▸ **WORK TO BE COMPLETED**:
Write out each line word for word. Drop pictures.

▸ **RECORDED INFORMATION**:
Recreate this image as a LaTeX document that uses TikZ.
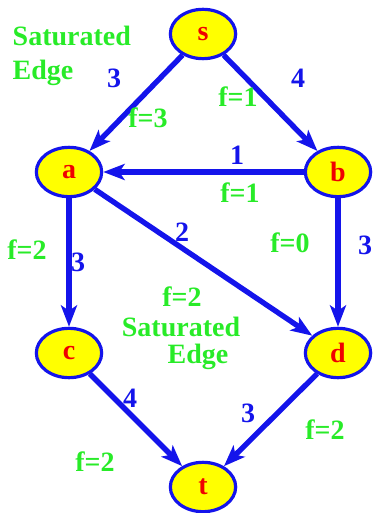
\documentclass[tikz,border=0pt]{standalone}
\usepackage{fontspec}
\setmainfont{Liberation Serif}
\usetikzlibrary{arrows.meta,shapes.geometric}
\definecolor{netblue}{RGB}{20,20,235}
\definecolor{netgreen}{RGB}{40,235,40}
\definecolor{netred}{RGB}{240,0,0}
\definecolor{netyellow}{RGB}{255,255,0}

\begin{document}
\begin{tikzpicture}[x=0.75pt,y=-0.75pt,
  font=\fontsize{21}{26}\selectfont\bfseries,
  vert/.style={ellipse,draw=netblue,line width=2.4pt,fill=netyellow,text=netred,
    minimum width=49pt,minimum height=37pt,inner sep=0pt},
  capnum/.style={text=netblue},
  flownum/.style={text=netgreen},
  arc/.style={netblue,line width=4pt,-{Stealth[length=16pt,width=12pt,inset=4pt]}}]
\useasboundingbox (0,0) rectangle (376,513);
% vertices
\node[vert] (s) at (203,34) {s};
\node[vert] (a) at (69,172) {a};
\node[vert] (b) at (338,172) {b};
\node[vert] (c) at (69,353) {c};
\node[vert] (d) at (338,353) {d};
\node[vert] (t) at (203,487) {t};
% edges
\draw[arc] (s) -- (a);
\draw[arc] (s) -- (b);
\draw[arc] (b) -- (a);
\draw[arc] (a) -- (c);
\draw[arc] (a) -- (d);
\draw[arc] (b) -- (d);
\draw[arc] (c) -- (t);
\draw[arc] (d) -- (t);
% capacities
\node[capnum] (csa) at (114,78) {3};
\node[capnum] (csb) at (298,78) {4};
\node[capnum] (cba) at (237,155) {1};
\node[capnum] (cac) at (78,262) {3};
\node[capnum] (cad) at (182,232) {2};
\node[capnum] (cbd) at (365,245) {3};
\node[capnum] (cct) at (130,398) {4};
\node[capnum] (cdt) at (248,413) {3};
% flows
\node[flownum] (fsa) at (148,118) {f=3};
\node[flownum] (fsb) at (238,97) {f=1};
\node[flownum] (fba) at (240,193) {f=1};
\node[flownum] (fac) at (27,250) {f=2};
\node[flownum] (fad) at (182,297) {f=2};
\node[flownum] (fbd) at (290,243) {f=0};
\node[flownum] (fct) at (95,462) {f=2};
\node[flownum] (fdt) at (325,430) {f=2};
% saturated edges
\node[flownum,anchor=west,align=left] (sat1) at (8,56) {Saturated\\Edge};
\node[flownum] (sat2) at (181,327) {Saturated};
\node[flownum] (sat3) at (198,357) {Edge};
\end{tikzpicture}
\end{document}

▸ **WRITTEN RESPONSE**:
Recreate this image as a LaTeX document that uses TikZ.
\documentclass[tikz,border=0pt]{standalone}
\usepackage{fontspec}
\setmainfont{Liberation Serif}
\usetikzlibrary{arrows.meta,shapes.geometric}
\definecolor{netblue}{RGB}{20,20,235}
\definecolor{netgreen}{RGB}{40,235,40}
\definecolor{netred}{RGB}{240,0,0}
\definecolor{netyellow}{RGB}{255,255,0}

\begin{document}
\begin{tikzpicture}[x=0.75pt,y=-0.75pt,
  font=\fontsize{21}{26}\selectfont\bfseries,
  vert/.style={ellipse,draw=netblue,line width=2.4pt,fill=netyellow,text=netred,
    minimum width=49pt,minimum height=37pt,inner sep=0pt},
  capnum/.style={text=netblue},
  flownum/.style={text=netgreen},
  arc/.style={netblue,line width=4pt,-{Stealth[length=16pt,width=12pt,inset=4pt]}}]
\useasboundingbox (0,0) rectangle (376,513);
% vertices
\node[vert] (s) at (203,34) {s};
\node[vert] (a) at (69,172) {a};
\node[vert] (b) at (338,172) {b};
\node[vert] (c) at (69,353) {c};
\node[vert] (d) at (338,353) {d};
\node[vert] (t) at (203,487) {t};
% edges
\draw[arc] (s) -- (a);
\draw[arc] (s) -- (b);
\draw[arc] (b) -- (a);
\draw[arc] (a) -- (c);
\draw[arc] (a) -- (d);
\draw[arc] (b) -- (d);
\draw[arc] (c) -- (t);
\draw[arc] (d) -- (t);
% capacities
\node[capnum] (csa) at (114,78) {3};
\node[capnum] (csb) at (298,78) {4};
\node[capnum] (cba) at (237,155) {1};
\node[capnum] (cac) at (78,262) {3};
\node[capnum] (cad) at (182,232) {2};
\node[capnum] (cbd) at (365,245) {3};
\node[capnum] (cct) at (130,398) {4};
\node[capnum] (cdt) at (248,413) {3};
% flows
\node[flownum] (fsa) at (148,118) {f=3};
\node[flownum] (fsb) at (238,97) {f=1};
\node[flownum] (fba) at (240,193) {f=1};
\node[flownum] (fac) at (27,250) {f=2};
\node[flownum] (fad) at (182,297) {f=2};
\node[flownum] (fbd) at (290,243) {f=0};
\node[flownum] (fct) at (95,462) {f=2};
\node[flownum] (fdt) at (325,430) {f=2};
% saturated edges
\node[flownum,anchor=west,align=left] (sat1) at (8,56) {Saturated\\Edge};
\node[flownum] (sat2) at (181,327) {Saturated};
\node[flownum] (sat3) at (198,357) {Edge};
\end{tikzpicture}
\end{document}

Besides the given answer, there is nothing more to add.